[Task description] Each line that holds the string "matplotlib" counts once; say how many such lines there are and add nothing.

[Given data]
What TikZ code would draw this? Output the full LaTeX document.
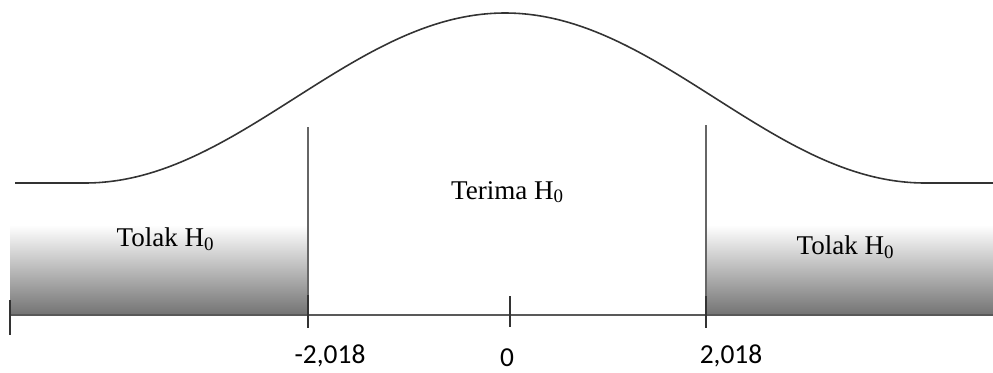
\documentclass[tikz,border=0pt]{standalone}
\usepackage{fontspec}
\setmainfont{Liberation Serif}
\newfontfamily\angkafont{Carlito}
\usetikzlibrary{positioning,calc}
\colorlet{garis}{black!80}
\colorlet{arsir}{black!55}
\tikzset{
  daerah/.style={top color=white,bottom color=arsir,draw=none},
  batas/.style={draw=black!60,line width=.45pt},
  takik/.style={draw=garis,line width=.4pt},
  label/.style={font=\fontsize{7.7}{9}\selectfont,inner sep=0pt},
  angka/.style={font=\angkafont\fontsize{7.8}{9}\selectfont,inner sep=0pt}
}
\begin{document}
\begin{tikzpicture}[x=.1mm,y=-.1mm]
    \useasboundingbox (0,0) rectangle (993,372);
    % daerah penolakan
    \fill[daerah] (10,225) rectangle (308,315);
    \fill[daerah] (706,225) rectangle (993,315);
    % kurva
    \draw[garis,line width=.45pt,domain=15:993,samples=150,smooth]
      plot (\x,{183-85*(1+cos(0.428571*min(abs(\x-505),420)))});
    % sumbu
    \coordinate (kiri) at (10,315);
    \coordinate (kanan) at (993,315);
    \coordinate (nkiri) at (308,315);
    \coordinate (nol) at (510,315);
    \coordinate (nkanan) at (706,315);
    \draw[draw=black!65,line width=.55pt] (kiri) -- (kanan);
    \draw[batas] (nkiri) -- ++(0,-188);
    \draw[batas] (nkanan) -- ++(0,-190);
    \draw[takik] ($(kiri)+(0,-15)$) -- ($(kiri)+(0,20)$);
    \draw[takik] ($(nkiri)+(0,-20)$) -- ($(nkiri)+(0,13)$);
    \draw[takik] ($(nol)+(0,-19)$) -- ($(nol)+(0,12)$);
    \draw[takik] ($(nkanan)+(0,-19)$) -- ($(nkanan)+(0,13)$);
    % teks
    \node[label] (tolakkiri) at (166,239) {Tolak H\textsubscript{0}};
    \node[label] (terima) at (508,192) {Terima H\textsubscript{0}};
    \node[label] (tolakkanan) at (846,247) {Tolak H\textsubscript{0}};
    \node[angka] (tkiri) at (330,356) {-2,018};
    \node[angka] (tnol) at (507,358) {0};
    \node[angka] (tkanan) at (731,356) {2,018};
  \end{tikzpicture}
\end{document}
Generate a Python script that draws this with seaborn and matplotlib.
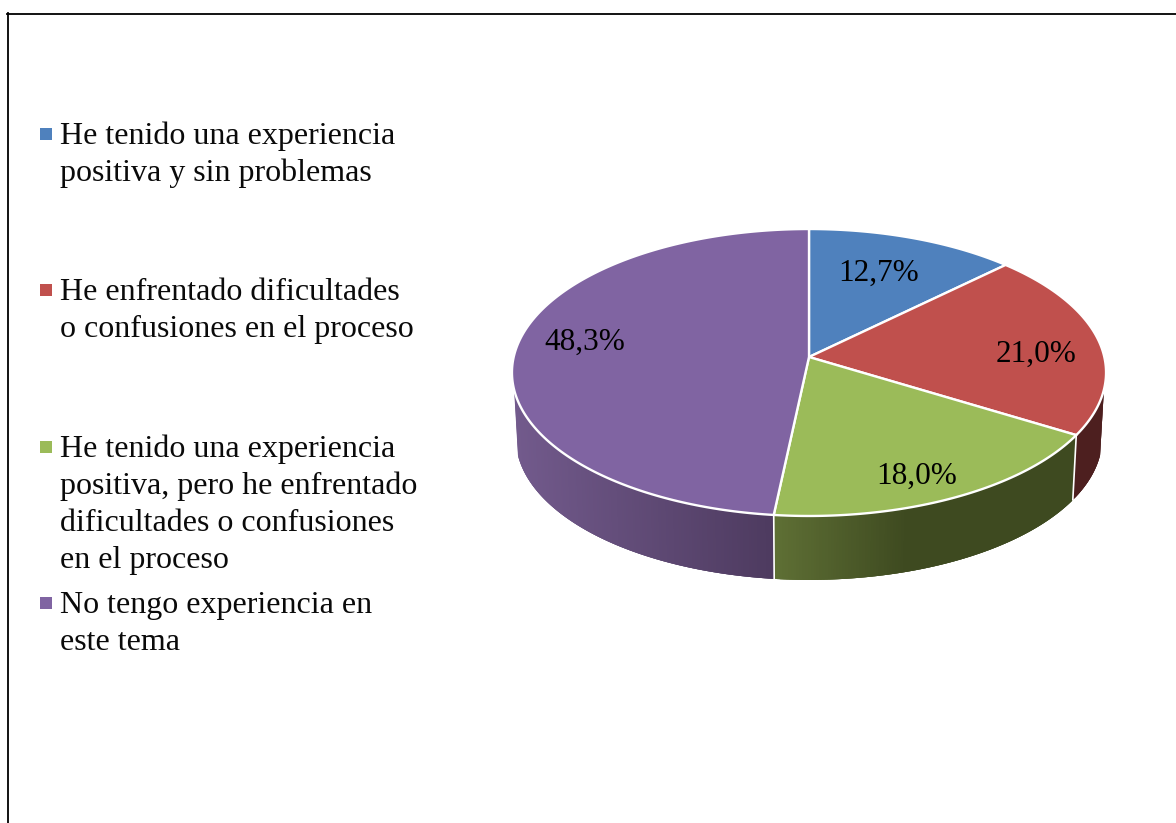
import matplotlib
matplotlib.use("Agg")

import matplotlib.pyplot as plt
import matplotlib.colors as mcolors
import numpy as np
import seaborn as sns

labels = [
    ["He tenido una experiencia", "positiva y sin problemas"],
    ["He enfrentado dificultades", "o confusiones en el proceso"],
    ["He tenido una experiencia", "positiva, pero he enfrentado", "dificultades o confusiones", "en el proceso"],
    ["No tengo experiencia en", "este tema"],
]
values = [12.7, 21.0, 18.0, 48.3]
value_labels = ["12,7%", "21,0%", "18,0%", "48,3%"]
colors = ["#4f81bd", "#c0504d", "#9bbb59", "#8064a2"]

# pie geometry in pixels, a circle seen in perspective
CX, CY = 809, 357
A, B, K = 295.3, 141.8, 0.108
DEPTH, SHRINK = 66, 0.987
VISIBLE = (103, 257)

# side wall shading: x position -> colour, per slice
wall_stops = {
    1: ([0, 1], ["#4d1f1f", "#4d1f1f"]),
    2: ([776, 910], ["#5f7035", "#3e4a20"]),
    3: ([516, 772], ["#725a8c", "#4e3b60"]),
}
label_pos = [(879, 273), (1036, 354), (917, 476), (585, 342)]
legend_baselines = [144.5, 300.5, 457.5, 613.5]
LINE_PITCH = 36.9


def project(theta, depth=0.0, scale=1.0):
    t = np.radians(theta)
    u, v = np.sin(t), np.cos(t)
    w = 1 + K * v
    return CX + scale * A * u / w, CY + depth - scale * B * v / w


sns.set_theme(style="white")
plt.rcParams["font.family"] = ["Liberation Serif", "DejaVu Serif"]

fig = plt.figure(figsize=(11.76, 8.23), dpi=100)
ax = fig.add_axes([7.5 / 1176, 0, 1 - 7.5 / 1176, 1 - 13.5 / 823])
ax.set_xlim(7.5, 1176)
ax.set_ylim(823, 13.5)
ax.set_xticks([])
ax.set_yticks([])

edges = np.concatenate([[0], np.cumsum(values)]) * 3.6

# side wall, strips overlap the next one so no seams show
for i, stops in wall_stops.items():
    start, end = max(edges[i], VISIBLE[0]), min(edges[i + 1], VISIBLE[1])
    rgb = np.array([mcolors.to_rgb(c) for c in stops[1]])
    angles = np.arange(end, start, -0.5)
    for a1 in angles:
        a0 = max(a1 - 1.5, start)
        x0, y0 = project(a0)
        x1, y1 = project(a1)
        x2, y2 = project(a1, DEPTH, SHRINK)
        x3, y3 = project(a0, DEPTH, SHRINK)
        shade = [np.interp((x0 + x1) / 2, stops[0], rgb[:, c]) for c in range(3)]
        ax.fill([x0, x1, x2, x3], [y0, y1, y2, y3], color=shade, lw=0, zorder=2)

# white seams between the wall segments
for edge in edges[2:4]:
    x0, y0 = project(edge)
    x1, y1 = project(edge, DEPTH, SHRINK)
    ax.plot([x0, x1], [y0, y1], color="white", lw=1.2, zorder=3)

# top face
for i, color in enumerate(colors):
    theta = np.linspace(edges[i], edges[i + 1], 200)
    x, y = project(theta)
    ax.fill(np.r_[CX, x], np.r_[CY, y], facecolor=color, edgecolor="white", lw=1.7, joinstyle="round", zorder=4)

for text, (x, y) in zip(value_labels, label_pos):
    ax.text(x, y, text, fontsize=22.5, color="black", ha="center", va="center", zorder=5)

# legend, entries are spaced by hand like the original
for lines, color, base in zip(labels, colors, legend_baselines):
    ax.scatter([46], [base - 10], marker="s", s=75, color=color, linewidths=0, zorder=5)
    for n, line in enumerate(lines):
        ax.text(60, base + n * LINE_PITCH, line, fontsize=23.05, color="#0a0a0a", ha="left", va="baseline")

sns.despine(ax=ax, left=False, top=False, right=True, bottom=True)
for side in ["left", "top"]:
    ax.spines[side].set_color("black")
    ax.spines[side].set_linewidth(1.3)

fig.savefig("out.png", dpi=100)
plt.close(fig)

[Task answer] 5